IMFは、四半期ごとに設定されている定量的履行基準は、すべて余裕をもって達成されたと評価したうえで、今後は、財政収支の質を改善し、経済成長、正規雇用の増加、投資の拡大につながる改革を実施する必要があるとした。

財政収支の質の改善については、個人所得税の改革、補助金と財政支出の合理化、歳出管理の強化、税制、年金制度、歳入分配制度の改革をさらに進めることが重要とした。実際、政府は、オムニバス法案(注)を通じて、個人所得税の課税ベースの拡大を目指すなど、改革を進めようとしている(2024年6月18日記事参照)。

経済成長のための改革については、競争力向上、労働市場の柔軟性向上、投資制度の予見可能性向上を目的とした改革案は正しい方向への一歩とし、オムニバス法案で政府が実現しようとしている労働制度の近代化、大型投資奨励制度(RIGI)などを評価した。

アルゼンチン経済省と中央銀行も同日に声明を発表。今回払い込みを受ける額は、EFFによる支援の下での最後の返済である7月のIMFへの返済額を上回るものであり、2026年9月までの間はIMFへの元本返済がないことを明らかにしている。

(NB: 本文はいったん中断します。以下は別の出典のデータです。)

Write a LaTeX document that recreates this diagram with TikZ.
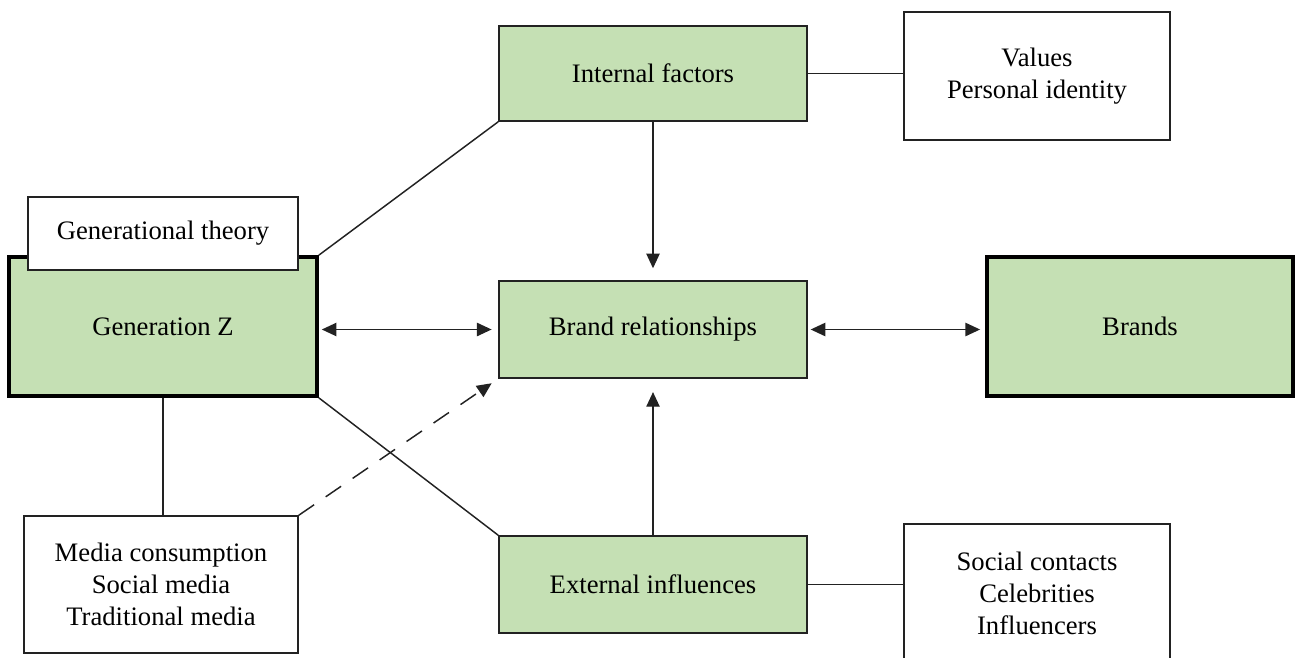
\documentclass[tikz,border=0pt]{standalone}
\usepackage{fontspec}
\setmainfont{Liberation Serif}[Scale=1.0]
\usetikzlibrary{arrows.meta}
\definecolor{boxgreen}{HTML}{C5E0B4}
\definecolor{linegray}{HTML}{222222}
\tikzset{
  px/.style={x=0.75pt,y=-0.75pt},
  box/.style={draw=linegray,line width=1.1pt,rectangle,inner sep=0pt,align=center,
    font=\rmfamily\fontsize{20}{24}\selectfont},
  greenbox/.style={box,fill=boxgreen},
  whitebox/.style={box,fill=white},
  thickbox/.style={line width=2.8pt,draw=black},
  conn/.style={draw=linegray,line width=1.1pt},
  tip/.style={-{Triangle[length=11pt,width=10pt]}},
  tips/.style={{Triangle[length=11pt,width=10pt]}-{Triangle[length=11pt,width=10pt]}},
}
\begin{document}
\begin{tikzpicture}[px]
\useasboundingbox (0,0) rectangle (1299,657);
\clip (0,0) rectangle (1299,657);
% nodes
\node[greenbox,minimum width=231pt,minimum height=71.25pt] (intf) at (653,73.5) {Internal factors};
\node[whitebox,minimum width=199.5pt,minimum height=96pt] (vals) at (1037,76) {Values\\Personal identity};
\node[greenbox,thickbox,minimum width=231pt,minimum height=104.25pt] (genz) at (163,326.5) {Generation Z};
\node[whitebox,minimum width=202.5pt,minimum height=54.75pt] (gent) at (163,233.5) {Generational theory};
\node[greenbox,minimum width=231pt,minimum height=72.75pt] (brel) at (653,329.5) {Brand relationships};
\node[greenbox,thickbox,minimum width=229.5pt,minimum height=104.25pt] (brands) at (1140,326.5) {Brands};
\node[whitebox,minimum width=205.5pt,minimum height=102.75pt] (media) at (161,584.5) {Media consumption\\Social media\\Traditional media};
\node[greenbox,minimum width=231pt,minimum height=72.75pt] (ext) at (653,584.5) {External influences};
\node[whitebox,minimum width=199.5pt,minimum height=103.5pt] (soc) at (1037,593) {Social contacts\\Celebrities\\Influencers};
% connectors
\draw[conn] (intf.south west) -- (genz.north east);
\draw[conn] (intf.east) -- (intf.east -| vals.west);
\draw[conn,tip,shorten >=9pt] (intf.south) -- (intf.south |- brel.north);
\draw[conn,tips,shorten <=2.2pt,shorten >=5pt] (genz.east |- brel.west) -- (brel.west);
\draw[conn,tips,shorten <=2.2pt,shorten >=3.8pt] (brel.east) -- (brel.east -| brands.west);
\draw[conn] (genz.south) -- (genz.south |- media.north);
\draw[conn] (genz.south east) -- (ext.north west);
\draw[conn,tip,dash pattern=on 14pt off 10.5pt,shorten >=6pt] (media.north east) -- (brel.south west);
\draw[conn,tip,shorten >=10pt] (ext.north) -- (ext.north |- brel.south);
\draw[conn] (ext.east) -- (ext.east -| soc.west);
\end{tikzpicture}
\end{document}
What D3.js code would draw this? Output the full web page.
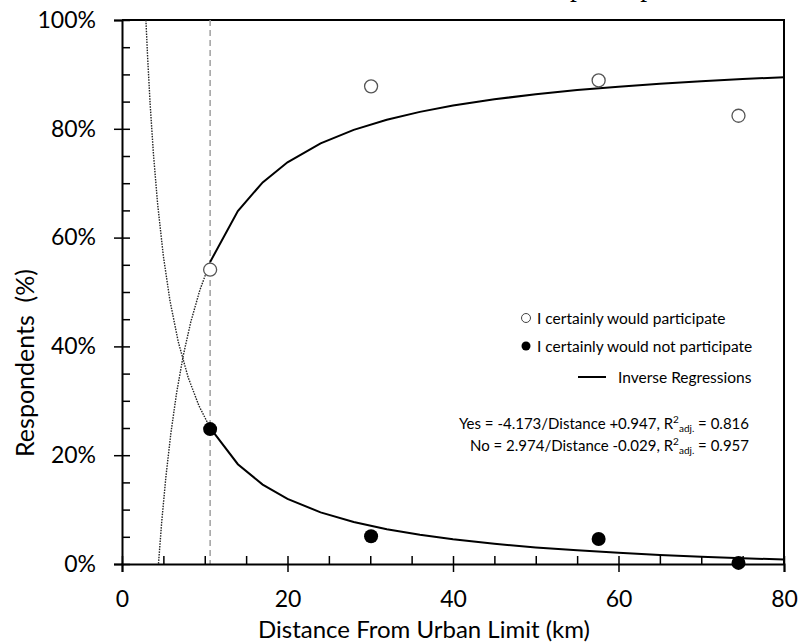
<!DOCTYPE html>
<html>
<head>
<meta charset="utf-8">
<script src="https://cdn.jsdelivr.net/npm/d3@7"></script>
<style>
  body { margin: 0; background: #fff; }
  #wrapper { width: 799px; height: 642px; }
</style>
</head>
<body>
<div id="wrapper"></div>
<script>
// survey points, distance in km, share in %
const distances = [10.65, 30.1, 57.6, 74.5]
const yesPct = [54.1, 87.8, 88.9, 82.4]
const noPct = [24.8, 5.1, 4.6, 0.2]

// inverse regressions printed on the chart: y = a / Distance + b
const yesCoef = [-4.173, 0.947]
const noCoef = [2.974, -0.029]
const fitDistances = [10.65, 14, 17, 20, 24, 28, 32, 36, 40, 45, 50, 55, 60, 65, 70, 75, 80]
const yesDotDistances = [4.41, 4.8, 5.3, 5.9, 6.6, 7.4, 8.3, 9.4, 10.65]
const noDotDistances = [2.89, 3.1, 3.4, 3.8, 4.3, 5, 5.8, 6.8, 8, 9.3, 10.65]
const cutoffDistance = 10.65

const xTicks = [0, 20, 40, 60, 80]
const yTicks = [0, 20, 40, 60, 80, 100]
const legendLabels = ['I certainly would participate', 'I certainly would not participate', 'Inverse Regressions']

function renderChart() {
    const dimensions = {
        width: 799,
        height: 642,
        margins: { top: 20, right: 15, bottom: 78, left: 122 }
    }
    dimensions.boundedWidth = dimensions.width - dimensions.margins.left - dimensions.margins.right
    dimensions.boundedHeight = dimensions.height - dimensions.margins.top - dimensions.margins.bottom

    const wrapper = d3.select('#wrapper')
        .append('svg')
        .attr('width', dimensions.width)
        .attr('height', dimensions.height)
        .style('font-family', 'Lato, sans-serif')

    // title sits above the page, only the descenders of its p's show
    wrapper.append('text')
        .attr('x', 686)
        .attr('y', -4.5)
        .attr('text-anchor', 'end')
        .style('font-family', '"Liberation Serif", serif')
        .style('font-size', '27.5px')
        .text('Intention to participate')

    const bounds = wrapper.append('g')
        .attr('transform', `translate(${dimensions.margins.left}, ${dimensions.margins.top})`)

    const xScale = d3.scaleLinear().domain([0, 80]).range([0, dimensions.boundedWidth])
    const yScale = d3.scaleLinear().domain([0, 100]).range([dimensions.boundedHeight, 0])

    bounds.append('clipPath').attr('id', 'plotClip')
        .append('rect')
        .attr('width', dimensions.boundedWidth)
        .attr('height', dimensions.boundedHeight)

    // frame top and right
    bounds.append('path')
        .attr('d', `M0,0H${dimensions.boundedWidth}V${dimensions.boundedHeight}`)
        .attr('fill', 'none')
        .attr('stroke', 'black')
        .attr('stroke-width', 2)

    // dashed cut-off line
    bounds.append('line')
        .attr('x1', xScale(cutoffDistance))
        .attr('x2', xScale(cutoffDistance))
        .attr('y1', 0)
        .attr('y2', dimensions.boundedHeight)
        .attr('stroke', '#a0a0a0')
        .attr('stroke-width', 1.5)
        .attr('stroke-dasharray', '6,4')

    const plot = bounds.append('g').attr('clip-path', 'url(#plotClip)')

    const inverse = coef => d => (coef[0] / d + coef[1]) * 100
    const lineGenerator = f => d3.line()
        .x(d => xScale(d))
        .y(d => yScale(f(d)))

    plot.append('path')
        .attr('d', lineGenerator(inverse(yesCoef))(yesDotDistances))
        .attr('fill', 'none').attr('stroke', '#222').attr('stroke-width', 1.4)
        .attr('stroke-dasharray', '1.5,1.2')
    plot.append('path')
        .attr('d', lineGenerator(inverse(noCoef))(noDotDistances))
        .attr('fill', 'none').attr('stroke', '#222').attr('stroke-width', 1.4)
        .attr('stroke-dasharray', '1.5,1.2')

    plot.append('path')
        .attr('d', lineGenerator(inverse(yesCoef))(fitDistances))
        .attr('fill', 'none').attr('stroke', 'black').attr('stroke-width', 2)
    plot.append('path')
        .attr('d', lineGenerator(inverse(noCoef))(fitDistances))
        .attr('fill', 'none').attr('stroke', 'black').attr('stroke-width', 2)

    // points
    bounds.append('g').selectAll('circle')
        .data(distances)
        .join('circle')
        .attr('cx', d => xScale(d))
        .attr('cy', (d, i) => yScale(yesPct[i]))
        .attr('r', 6.5)
        .attr('fill', 'white')
        .attr('stroke', '#555')
        .attr('stroke-width', 1.3)
    bounds.append('g').selectAll('circle')
        .data(distances)
        .join('circle')
        .attr('cx', d => xScale(d))
        .attr('cy', (d, i) => yScale(noPct[i]))
        .attr('r', 7)
        .attr('fill', 'black')

    // axes: majors cross the line, minors point inward
    const styleAxis = g => {
        g.select('.domain').attr('stroke-width', 2)
        g.selectAll('.tick line').attr('stroke-width', 1.5)
        g.selectAll('text').style('font-family', 'Lato, sans-serif').style('font-size', '23px').attr('fill', 'black')
    }

    const yMinor = d3.range(0, 101, 5)
    const xMinor = d3.range(0, 81, 5)

    bounds.append('g')
        .call(d3.axisLeft(yScale).tickValues(yTicks).tickSize(8).tickPadding(18).tickFormat(d => d + '%'))
        .call(styleAxis)
    bounds.append('g')
        .call(d3.axisRight(yScale).tickValues(yMinor).tickSize(8).tickFormat(''))
        .call(styleAxis)
        .call(g => g.select('.domain').remove())

    bounds.append('g')
        .attr('transform', `translate(0, ${dimensions.boundedHeight})`)
        .call(d3.axisBottom(xScale).tickValues(xTicks).tickSize(8).tickPadding(19))
        .call(styleAxis)
    bounds.append('g')
        .attr('transform', `translate(0, ${dimensions.boundedHeight})`)
        .call(d3.axisTop(xScale).tickValues(xMinor).tickSize(8).tickFormat(''))
        .call(styleAxis)
        .call(g => g.select('.domain').remove())

    // axis titles
    wrapper.append('text')
        .attr('x', 424)
        .attr('y', 638)
        .attr('text-anchor', 'middle')
        .style('font-size', '24px')
        .text('Distance From Urban Limit (km)')
    wrapper.append('text')
        .attr('transform', `translate(34, 363) rotate(-90)`)
        .attr('text-anchor', 'middle')
        .style('font-size', '25px')
        .style('white-space', 'pre')
        .text('Respondents  (%)')

    // legend
    const legend = wrapper.append('g').style('font-size', '15.5px')
    legend.append('circle').attr('cx', 526).attr('cy', 318).attr('r', 4.5)
        .attr('fill', 'white').attr('stroke', '#444').attr('stroke-width', 1)
    legend.append('text').attr('x', 537).attr('y', 323.5).text(legendLabels[0])
    legend.append('circle').attr('cx', 526).attr('cy', 346).attr('r', 4.5).attr('fill', 'black')
    legend.append('text').attr('x', 537).attr('y', 351.5).text(legendLabels[1])
    legend.append('line').attr('x1', 578).attr('x2', 606).attr('y1', 377).attr('y2', 377)
        .attr('stroke', 'black').attr('stroke-width', 2)
    legend.append('text').attr('x', 618).attr('y', 382.5).text(legendLabels[2])

    const eq = (name, coef, r2, y) => {
        const a = coef[0].toFixed(3)
        const b = (coef[1] >= 0 ? '+' : '') + coef[1].toFixed(3)
        const t = legend.append('text').attr('x', 749).attr('y', y).attr('text-anchor', 'end').style('font-size', '15px')
        t.append('tspan').text(`${name} = ${a}/Distance ${b}, R`)
        t.append('tspan').attr('dy', -6).style('font-size', '10px').text('2')
        t.append('tspan').attr('dy', 9).style('font-size', '10px').text('adj.')
        t.append('tspan').attr('dy', -3).text(` = ${r2}`)
    }
    eq('Yes', yesCoef, '0.816', 429)
    eq('No', noCoef, '0.957', 451)
}

renderChart()
</script>
</body>
</html>
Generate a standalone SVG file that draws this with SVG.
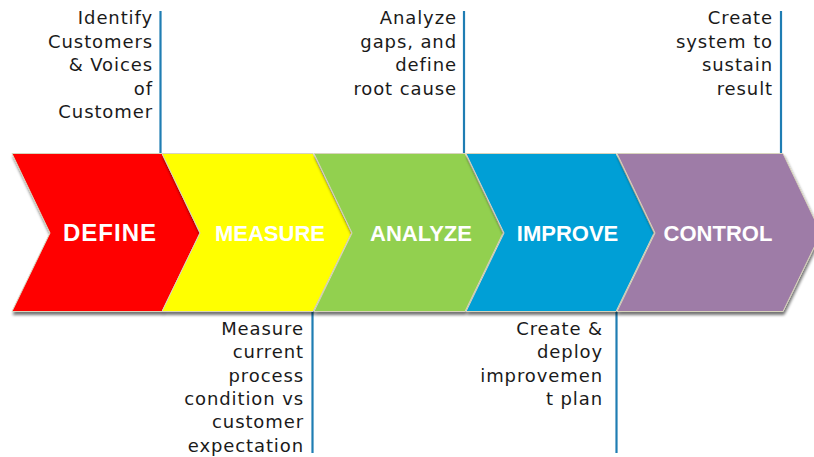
<svg xmlns="http://www.w3.org/2000/svg" width="814" height="457" viewBox="0 0 814 457">
  <defs>
    <filter id="shadow" x="-5%" y="-5%" width="110%" height="115%">
      <feGaussianBlur in="SourceAlpha" stdDeviation="1.5"/>
      <feOffset dx="1" dy="3" result="off"/>
      <feComponentTransfer><feFuncA type="linear" slope="0.55"/></feComponentTransfer>
      <feMerge><feMergeNode/><feMergeNode in="SourceGraphic"/></feMerge>
    </filter>
  </defs>
  <style>
    .chev { stroke: #d8d4bc; stroke-width: 1; filter: url(#shadow); }
    .lbl { font-family: "Liberation Sans", Arial, sans-serif; font-weight: bold; font-size: 22px; fill: #ffffff; text-anchor: middle; }
    .note { font-family: "DejaVu Sans", Verdana, sans-serif; font-size: 18px; fill: #1a1a1a; text-anchor: end; letter-spacing: 0.9px; }
    .conn { stroke: #1f7db3; stroke-width: 2.2; fill: none; }
  </style>

  <!-- leader lines -->
  <g id="connectors">
    <line class="conn" x1="160.5" y1="11" x2="160.5" y2="154"/>
    <line class="conn" x1="464" y1="11" x2="464" y2="154"/>
    <line class="conn" x1="781" y1="11" x2="781" y2="154"/>
    <line class="conn" x1="312.5" y1="311" x2="312.5" y2="453"/>
    <line class="conn" x1="616.5" y1="311" x2="616.5" y2="453"/>
  </g>

  <g id="define">
    <path class="chev" fill="#ff0000" d="M12,153.5 L162,153.5 L200,233 L162,311.5 L12,311.5 L50,233 Z"/>
    <text class="lbl" x="110" y="241" style="font-size:24px;letter-spacing:1px">DEFINE</text>
    <text class="note" x="153" y="24">Identify</text>
    <text class="note" x="153" y="47.5">Customers</text>
    <text class="note" x="153" y="71">&amp; Voices</text>
    <text class="note" x="153" y="94.5">of</text>
    <text class="note" x="153" y="118">Customer</text>
  </g>

  <g id="measure">
    <path class="chev" fill="#ffff00" d="M162,153.5 L313,153.5 L351.5,233 L313,311.5 L162,311.5 L200,233 Z"/>
    <text class="lbl" x="270" y="241">MEASURE</text>
    <text class="note" x="304" y="335">Measure</text>
    <text class="note" x="304" y="358">current</text>
    <text class="note" x="304" y="381.5">process</text>
    <text class="note" x="304" y="405">condition vs</text>
    <text class="note" x="304" y="428">customer</text>
    <text class="note" x="304" y="451.5">expectation</text>
  </g>

  <g id="analyze">
    <path class="chev" fill="#92d050" d="M314,153.5 L465,153.5 L503,233 L465,311.5 L314,311.5 L352,233 Z"/>
    <text class="lbl" x="421" y="241">ANALYZE</text>
    <text class="note" x="457" y="24">Analyze</text>
    <text class="note" x="457" y="47.5">gaps, and</text>
    <text class="note" x="457" y="71">define</text>
    <text class="note" x="457" y="94.5">root cause</text>
  </g>

  <g id="improve">
    <path class="chev" fill="#009fd6" d="M466,153.5 L616,153.5 L654,233 L616,311.5 L466,311.5 L504,233 Z"/>
    <text class="lbl" x="567.5" y="241">IMPROVE</text>
    <text class="note" x="603" y="335">Create &amp;</text>
    <text class="note" x="603" y="358">deploy</text>
    <text class="note" x="603" y="381.5">improvemen</text>
    <text class="note" x="603" y="405">t plan</text>
  </g>

  <g id="control">
    <path class="chev" fill="#9e7ba7" d="M617,153.5 L783,153.5 L821,233 L783,311.5 L617,311.5 L655,233 Z"/>
    <text class="lbl" x="718" y="241">CONTROL</text>
    <text class="note" x="773" y="24">Create</text>
    <text class="note" x="773" y="47.5">system to</text>
    <text class="note" x="773" y="71">sustain</text>
    <text class="note" x="773" y="94.5">result</text>
  </g>
</svg>
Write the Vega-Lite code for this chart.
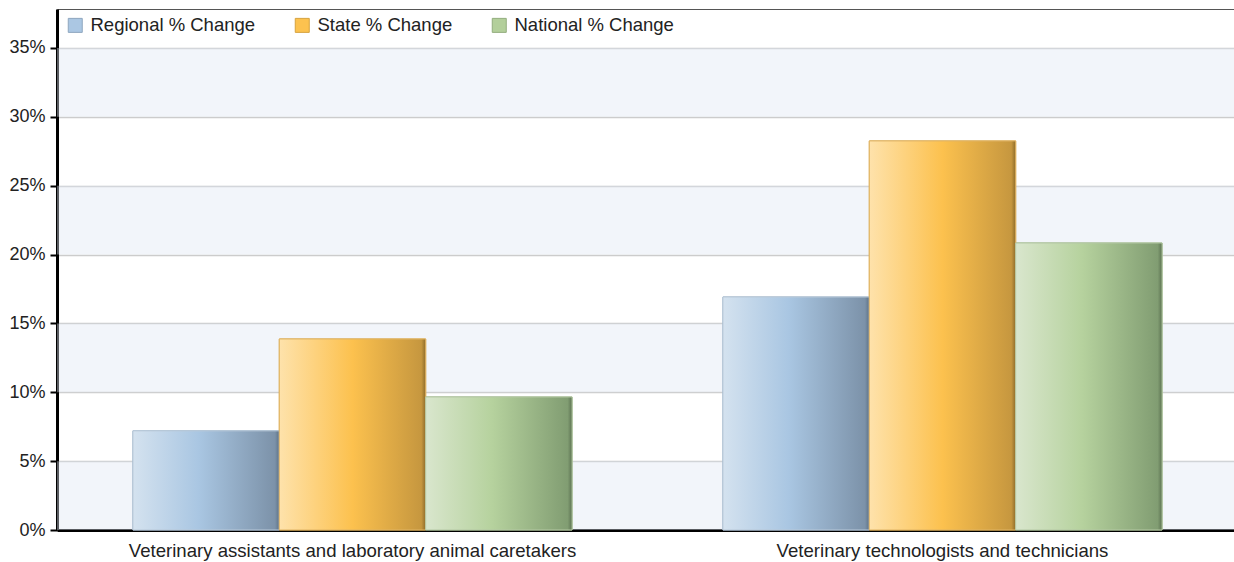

IMFは、6月17日にEFF第8回レビューのスタッフレポートを公表した。同レポートによると、2024年5月29日時点の中央銀行の外貨建て流動資産は、およそマイナス44億ドルで、マイナス幅が2023年12月7日時点から約110億ドル縮小した(添付資料表参照)。その主因としては、貿易黒字と輸入債務の整理が挙げられている。IMFによると、2024年4月末時点の輸入債務、未配当の配当金は約210億ドルで、うち170億ドルが輸入債務、40億ドルが未分配の配当金となっている。このうち、2023年12月12日以前に輸入通関された財、サービス(いわゆるレガシー輸入)の未払い輸入代金約83億ドルと未配当の配当金約18億ドルが、ドル建て中銀債「自由アルゼンチン再建債(BOPREAL)」の発行により整理された。また、2023年12月13日以降に通関された財、サービス(いわゆる新規輸入)は、通関やサービスの提供から一定期間が経過した後に支払いが可能となっており、その債務残高は71億ドルとされている。IMFは、BOPREALや新規輸入に関する輸入代金支払いの先送りが、中銀のキャッシュフローを大幅に改善させ、貿易黒字の蓄積と相まって、外貨準備高の蓄積に成功したと評価している。

また、IMFによると、資本取引規制は、状況が許す限り早期に解除することが望ましいとしつつ、そのためには外貨準備高のさらなる蓄積が必要との認識を示した。そして、為替レートの一本化、資本取引規制の解除に向けて、アルゼンチン政府は、6月末までに輸出優遇為替レートを、2024年末までにパイス税を廃止することを約束したとしている。ただし、アルゼンチン政府は、この政府の約束を否定している。

(注)ハビエル・ミレイ政権によって提示された、経済改革、緊縮財政を目的とする「アルゼンチン人の自由のための基盤および出発点に関する法律」の通称。